Job – Pictures stay out. Extract the lines below from the first one through the line with "import plotly.graph_objects as go", both included.

Charts and diagrams as code –
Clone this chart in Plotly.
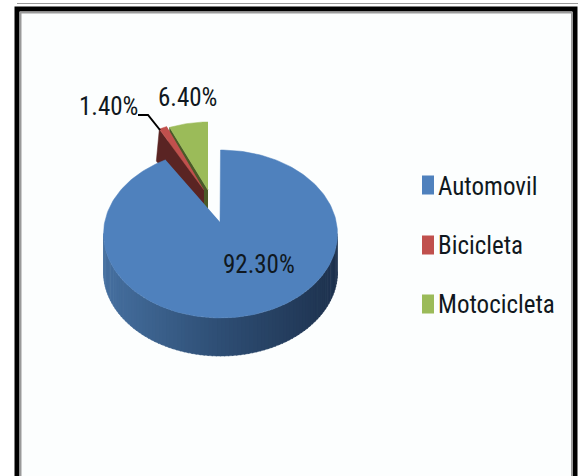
import numpy as np
import plotly.graph_objects as go

categories = ["Automovil", "Bicicleta", "Motocicleta"]
values = [92.3, 1.4, 6.4]
labels = ["92.30%", "1.40%", "6.40%"]
colors = ["#4f81bd", "#c0504d", "#9bbb59"]
side_colors = ["#24405f", "#5a2423", "#4a5a28"]

W, H = 579, 476
NARROW = "Roboto Condensed"
angles = np.cumsum([0] + values) / sum(values) * 360
geom = [
    dict(ax=220, ay=222, cx=220.5, cy=234, rx=117, ry=84),
    dict(ax=204, ay=190, cx=204, cy=190, rx=95, ry=69),
    dict(ax=208, ay=190, cx=208, cy=190, rx=98, ry=68),
]
DEPTH = 38

def arc(g, a0, a1, n=120):
    t = np.radians(np.linspace(a0, a1, n))
    return g["cx"] + g["rx"] * np.sin(t), g["cy"] - g["ry"] * np.cos(t)

def mix(c1, c2, f):
    return "rgb(%d,%d,%d)" % tuple(c1[i] + (c2[i] - c1[i]) * f for i in range(3))

fig = go.Figure()

def poly(x, y, color, name):
    fig.add_trace(go.Scatter(x=list(x), y=list(y), mode="lines", fill="toself", fillcolor=color,
                             line=dict(color=color, width=0.5), name=name, hoverinfo="name", showlegend=False))

for i in (2, 1):
    g = geom[i]
    x, y = arc(g, angles[i], angles[i + 1], 30)
    d = 32
    sx = [g["ax"], x[0], x[0] - 3, g["ax"]]
    sy = [g["ay"], y[0], y[0] + d, g["ay"] + d]
    poly(sx, sy, side_colors[i], categories[i])
    poly([g["ax"], *x], [g["ay"], *y], colors[i], categories[i])

g = geom[0]
left = (70, 112, 160)
mid = (46, 78, 116)
right = (30, 50, 78)
steps = np.linspace(90, 270, 91)
for a0, a1 in zip(steps[:-1], steps[1:]):
    x, y = arc(g, a0 - 0.3, a1 + 0.3, 4)
    f = (x.mean() - (g["cx"] - g["rx"])) / (2 * g["rx"])
    col = mix(left, mid, f * 2) if f < 0.5 else mix(mid, right, f * 2 - 1)
    poly(list(x) + list(x[::-1]), list(y) + list(y[::-1] + DEPTH), col, categories[0])
x, y = arc(g, angles[0], angles[1], 240)
poly([g["ax"], *x], [g["ay"], *y], colors[0], categories[0])

shapes = [
    dict(type="rect", xref="x", yref="y", x0=17, y0=9, x1=575, y1=H + 10, layer="below",
         fillcolor="#fcfefe", line=dict(color="#000000", width=5)),
    dict(type="line", xref="x", yref="y", x0=20, y0=12.5, x1=572, y1=12.5, layer="below", line=dict(color="#9a9a9a", width=2)),
    dict(type="line", xref="x", yref="y", x0=20.5, y0=12, x1=20.5, y1=H, layer="below", line=dict(color="#9a9a9a", width=2)),
    dict(type="line", xref="x", yref="y", x0=572, y0=12, x1=572, y1=H, layer="below", line=dict(color="#9a9a9a", width=2)),
    dict(type="line", xref="x", yref="y", x0=17, y0=3.5, x1=578, y1=3.5, layer="below", line=dict(color="#9a9a9a", width=1)),
]
for yc, col in zip([185, 245, 304], colors):
    shapes.append(dict(type="rect", xref="x", yref="y", x0=422, x1=434, y0=yc - 9.5, y1=yc + 9.5,
                       fillcolor=col, line=dict(width=0)))
fig.add_trace(go.Scatter(x=[138, 148, 160], y=[115, 115, 130], mode="lines", line=dict(color="#000000", width=2),
                         hoverinfo="skip", showlegend=False))

def text(x, y, s, size, anchor="left", fam=NARROW):
    return dict(x=x, y=y, xref="x", yref="y", text=s, showarrow=False, xanchor=anchor, yanchor="middle",
                font=dict(family=fam, size=size, color="#101820"))

annotations = [text(259, 264, labels[0], 25, "center"),
               text(108, 106, labels[1], 25, "center"),
               text(187, 97, labels[2], 25, "center")]
for yc, s in zip([186, 245, 304], categories):
    annotations.append(text(436, yc, s, 25))

fig.update_layout(width=W, height=H, margin=dict(l=0, r=0, t=0, b=0), paper_bgcolor="#ffffff", plot_bgcolor="rgba(0,0,0,0)",
                  shapes=shapes, annotations=annotations, showlegend=False,
                  xaxis=dict(range=[0, W], visible=False, fixedrange=True),
                  yaxis=dict(range=[H, 0], visible=False, fixedrange=True))
fig.write_html("out.html", config=dict(displayModeBar=False),
               post_script="document.body.style.margin='0';document.body.style.overflow='hidden';")
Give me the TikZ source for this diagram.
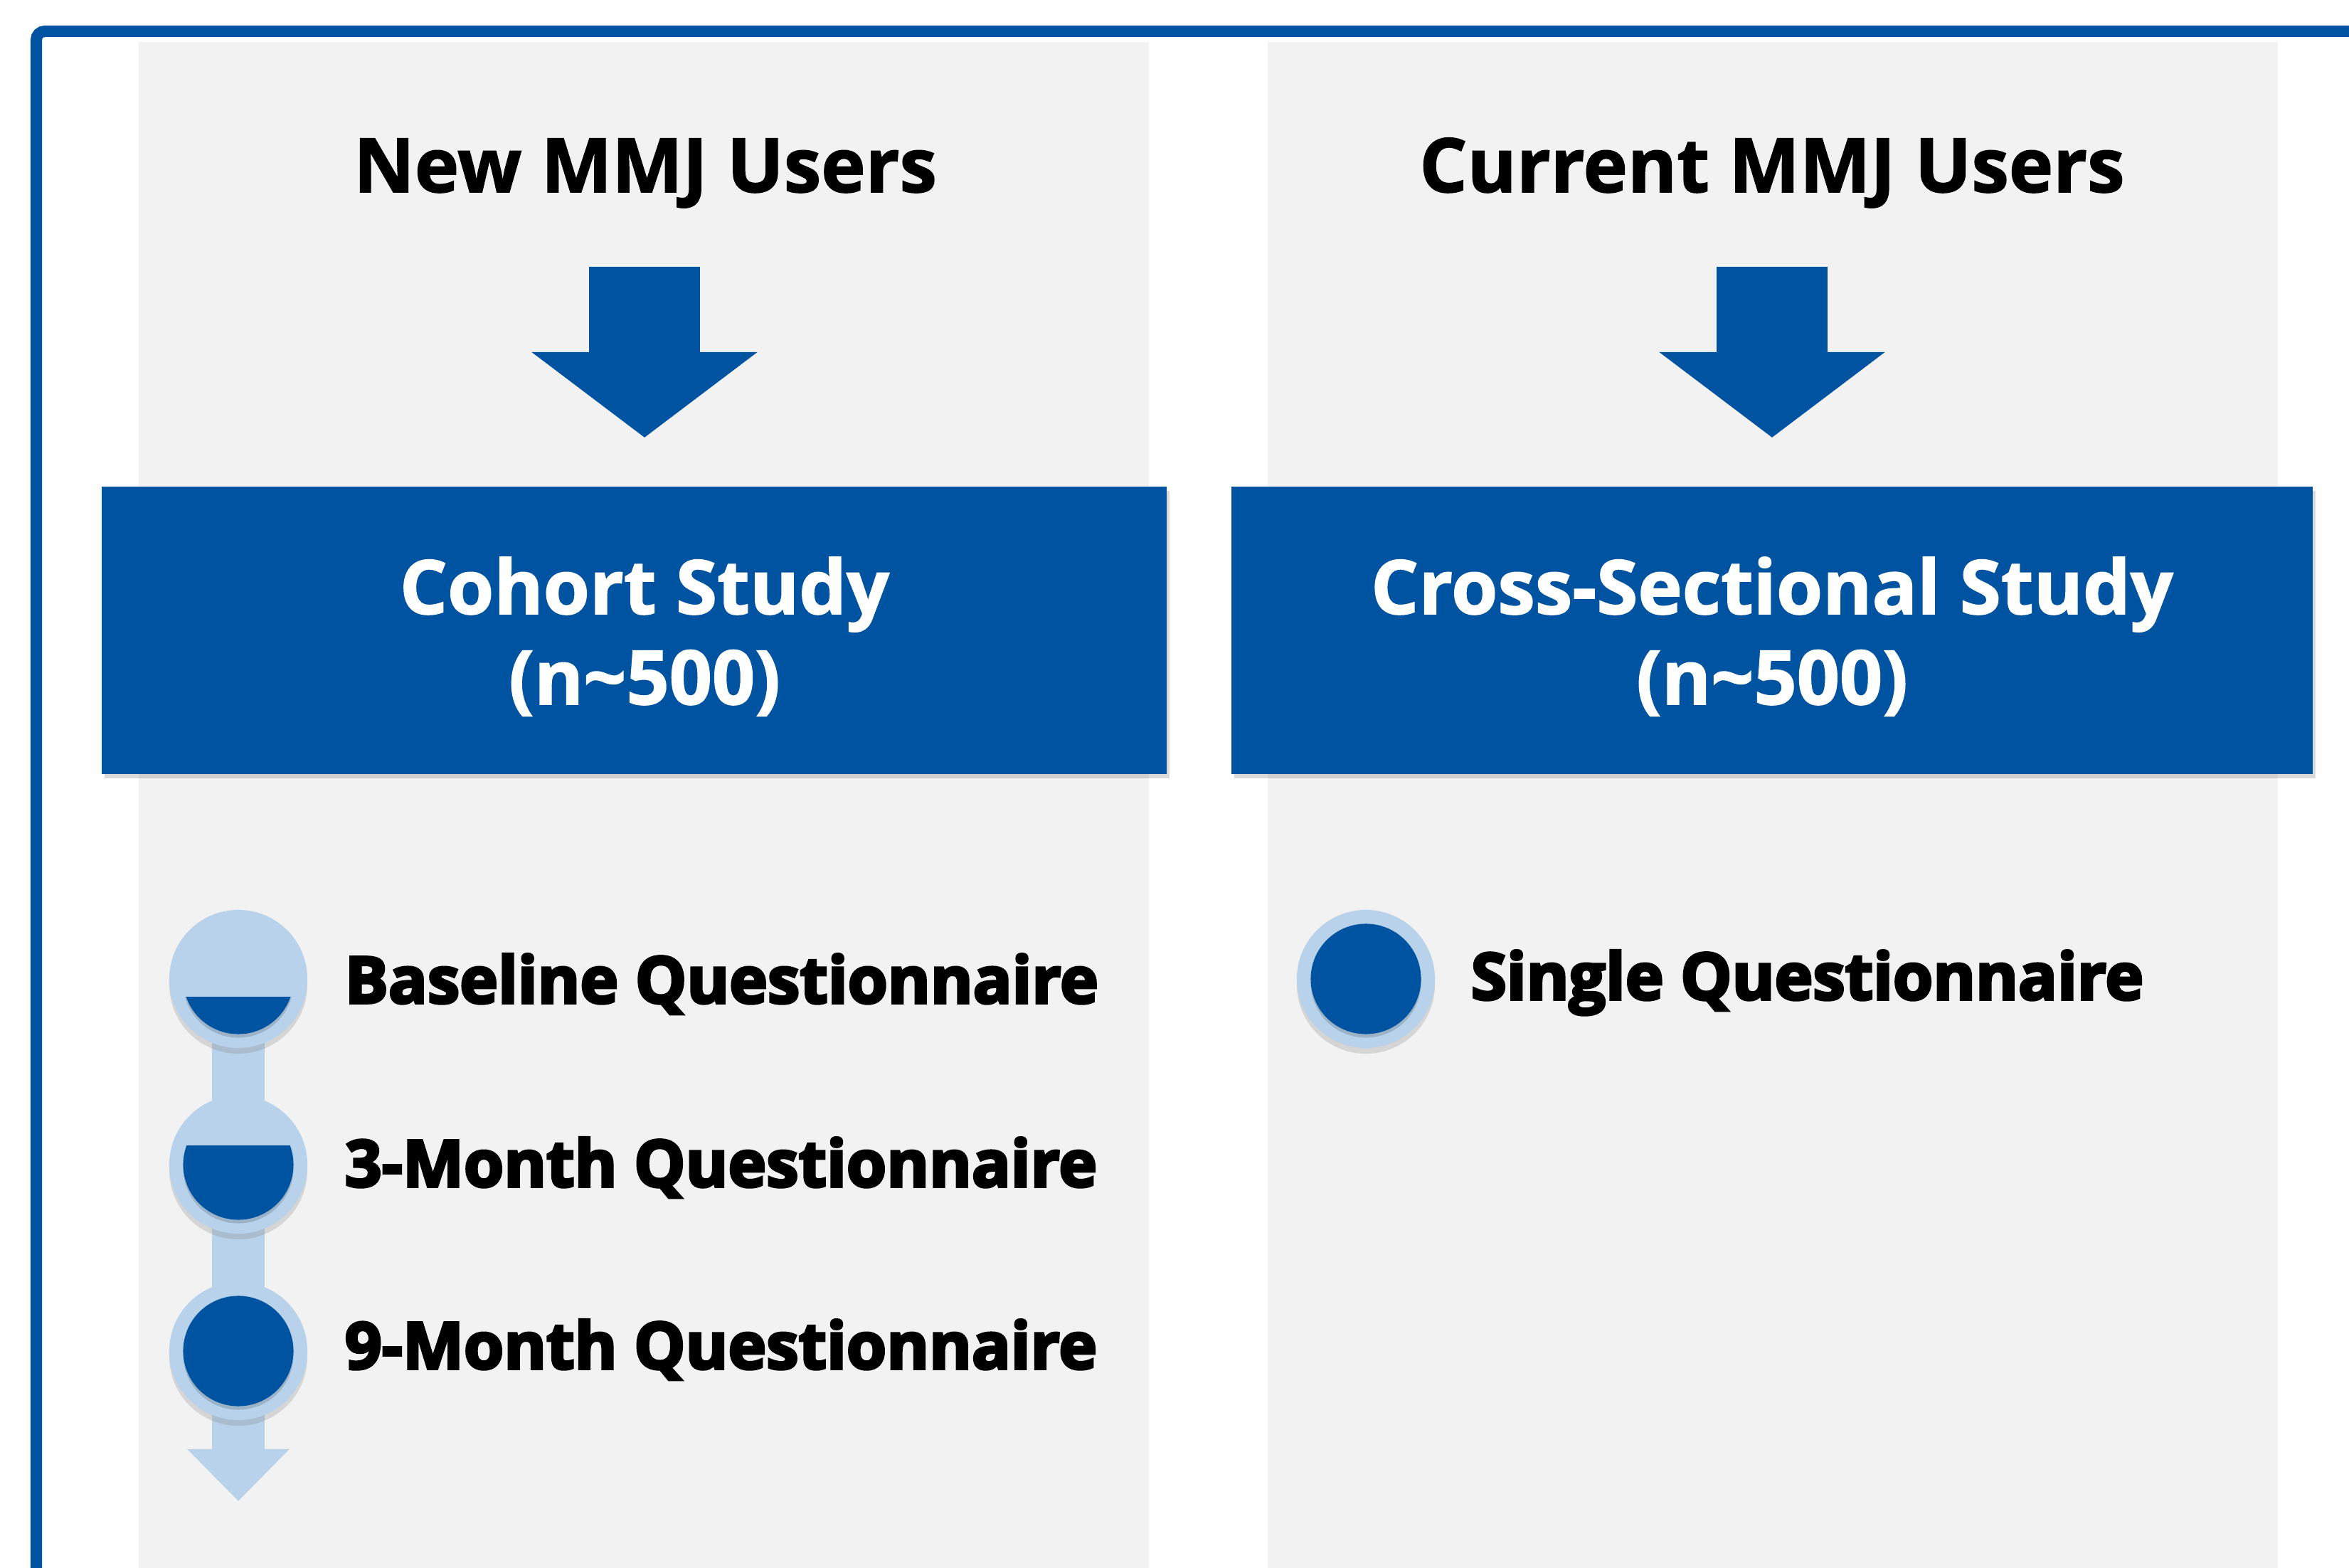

Exercise output –
Clone this chart in Plotly.
import numpy as np
import plotly.graph_objects as go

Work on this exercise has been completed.